Young children move -- a lot. They run when adults feel that walking should suffice. They squirm when adults expect stillness. They jump and shout and swing and balance and shake their heads and giggle even when we threaten them with punishment. Indeed, the term "classroom management" is all about preventing or at least controlling the movement of children. Yet if the scientists are correct, movement is the fundamental principle behind everything that makes us human. 

Plants are intelligent. We can tell by their behavior, which is to say their movement: they know to sprout, to turn toward the light, to find water and minerals with their roots, to release noxious chemicals when attacked by pests. The reason we tend to dismiss their intelligence as inferior to human intelligence, however, is that we believe, perhaps rightly so, that plants do not share our capacity to know that they are intelligent. That is the blessing and curse of being human. We possess minds that allow us to at least approach the question of why we are doing the things we do. Our minds, which evolved from our emotions, which in turn evolved from the necessity to move in order to survive, are capable of knowing that what we are doing is intelligent . . . Or stupid, stupid, stupid as the case may be.

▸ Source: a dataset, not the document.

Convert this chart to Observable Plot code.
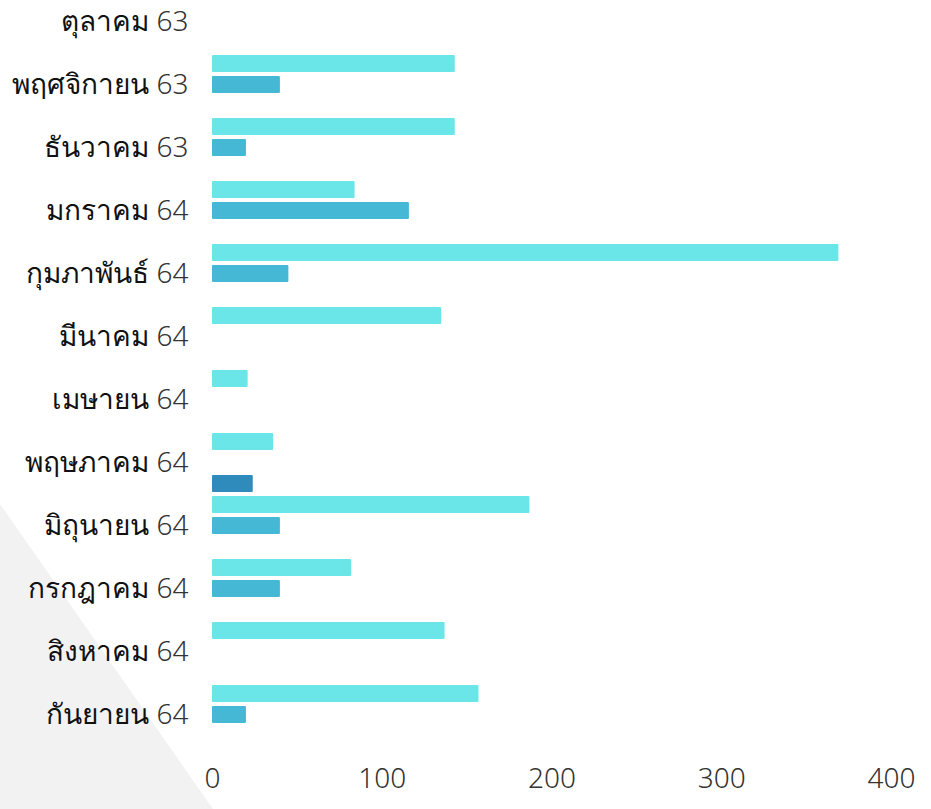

In school, we likewise judge the intelligence of children by their actions. Specifically, we judge them by their ability to provide pre-approved answers to our questions or to demonstrate proficiency in some pre-approved activity like reading or ciphering or recalling the dates of this or that historical event. In preschool we might judge their intelligence by how they grip a crayon or help themselves to a glass of water without spilling. And all of this judgement is undertaken within the confines of what we have arbitrarily determined to be the proper behavior, action, movement in our artificially created environments. And we correct, criticize, and punish when a child's behavior, actions, or movements do not fit our definition of proper.

At the end of the day, it's hard not to look at what we do to and with children in the name of education as adults attempting to manipulate and compel children to move or not move according to programs we've pre-set for them. If the scientists are correct, our minds have evolved as a way of determining how we should move or act according to experience. When a child has a tantrum or runs around the classroom or can't sit for circle time or hits a classmate, we are seeing evidence of their intelligence. And as intelligent adults perhaps our first instinct should not be to control their behavior, but rather to take their intelligence seriously. When we do, we ask ourselves: What is it about this place that causes this intelligent child to move in this way? And if we are to value that child's intelligence we will take action to change the environment or our expectations or our ideas about classroom management.